Canadian retailers are souping up underwhelming Black Friday sales of years past, finally appearing poised to take a chunk out of the cross-border shopping market.

What’s long been the biggest retail shopping day of the year in the United States has caused a tangible push-back in Canada, according to business owners.

“We had a lineup in here (Thursday) morning already looking for deals, so we know we're going to have a really good weekend,” said Roger Delarosbil of Signature Audio Video.

“The deals are as good if not better here. The manufacturers are giving us incentives to help us keep our consumers here.”

If you compare prices from retailers that sell on both sides of the border, they are quite similar:

  • An iPod Touch costs $179 in United States Wal-Mart locations (plus extras) while in Canadian Wal-Marts, the price is $188 for just the music player.
  • Adobe Photoshop Lightroom 4 software that costs $100 in American Staples stores sells for $110 in Canada.
  • A Samsung LED TV costs the exact same amount at Best Buy stores in Canada and the United States.

The Canadian dollar is selling for $1.0027 American dollars as of 5 p.m. Thursday.
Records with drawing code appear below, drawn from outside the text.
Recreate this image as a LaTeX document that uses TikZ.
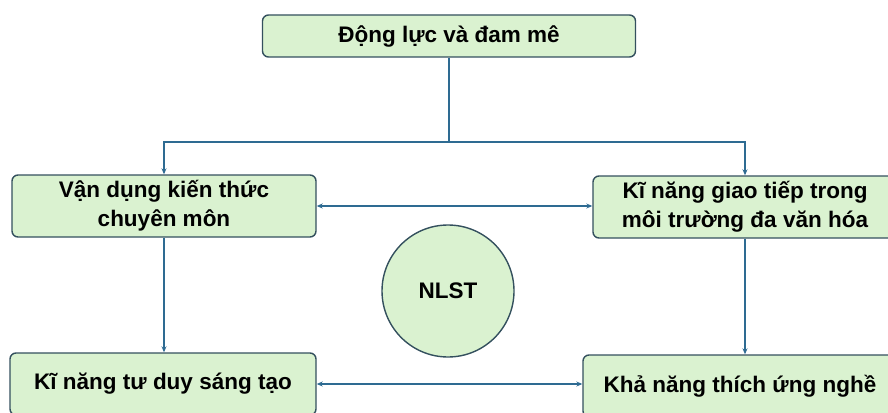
\documentclass[tikz,border=0pt]{standalone}
\usepackage{fontspec}
\setmainfont{Liberation Sans}
\usetikzlibrary{arrows.meta,calc}
\definecolor{boxfill}{HTML}{DAF2D0}
\definecolor{boxline}{HTML}{34505E}
\definecolor{linkblue}{HTML}{2E6B92}

\begin{document}
\begin{tikzpicture}[x=1pt,y=-1pt]
    % `skillbox' is used for the rounded boxes.
    % `core' is used for the NLST circle.
    % `line' and `link' are used for the connectors.
    \tikzstyle{skillbox} = [draw=boxline,fill=boxfill,line width=1.4pt,rounded corners=6pt,
                            align=center,font=\fontsize{22.5}{29}\selectfont\bfseries,inner sep=2pt]
    \tikzstyle{core} = [draw=boxline,fill=boxfill,line width=1.4pt,circle,minimum size=132pt,
                        font=\fontsize{22.5}{29}\selectfont\bfseries]
    \tikzstyle{plainlink} = [draw=linkblue,line width=1.6pt]
    \tikzstyle{link} = [plainlink,-{Stealth[length=6pt,width=5pt]}]
    \tikzstyle{dlink} = [plainlink,{Stealth[length=6pt,width=5pt]}-{Stealth[length=6pt,width=5pt]}]
    %
    \useasboundingbox (0,0) rectangle (888,412);
    \node[skillbox,minimum width=373pt,minimum height=42pt] (dongluc) at (449,36) {Động lực và đam mê};
    \node[skillbox,minimum width=304pt,minimum height=62pt] (vandung) at (164,206) {Vận dụng kiến thức\\chuyên môn};
    \node[skillbox,minimum width=304pt,minimum height=62pt] (giaotiep) at (745,207) {Kĩ năng giao tiếp trong\\môi trường đa văn hóa};
    \node[skillbox,minimum width=306pt,minimum height=62pt] (tuduy) at (163,384) {Kĩ năng tư duy sáng tạo};
    \node[skillbox,minimum width=314pt,minimum height=62pt] (thichung) at (740,386) {Khả năng thích ứng nghề};
    \node[core] (nlst) at (448,291) {NLST};
    %
    % Draw lines.
    \draw[plainlink] (dongluc.south) -- ++(0,84) coordinate (split);
    \draw[link] (split) -| (vandung.north);
    \draw[link] (split) -| (giaotiep.north);
    \draw[dlink] (vandung.east) -- (vandung.east -| giaotiep.west);
    \draw[link] (vandung.south) -- (vandung.south |- tuduy.north);
    \draw[link] (giaotiep.south) -- (giaotiep.south |- thichung.north);
    \draw[dlink] (tuduy.east) -- (tuduy.east -| thichung.west);
\end{tikzpicture}
\end{document}
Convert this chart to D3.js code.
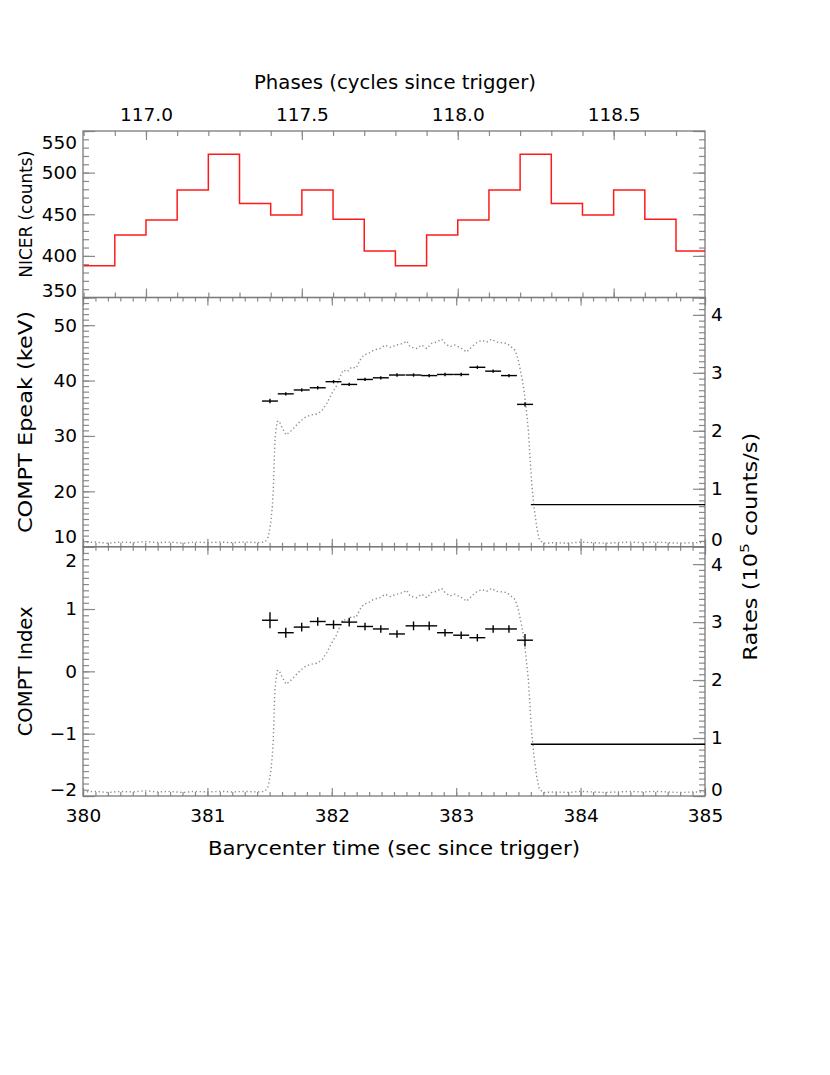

The general manager of Ottawa’s Bayshore Shopping Centre says there’s no question his stores are putting on “real sales.”

“There are door crashers, I just can't tell you what they are,” said Denis Pelletier.

“The important part of that for us is to kick off the day on the right foot and also provide additional incentives to get people in early.”

Bayshore opens at 7 a.m., with most other malls and stores opening at 8 a.m.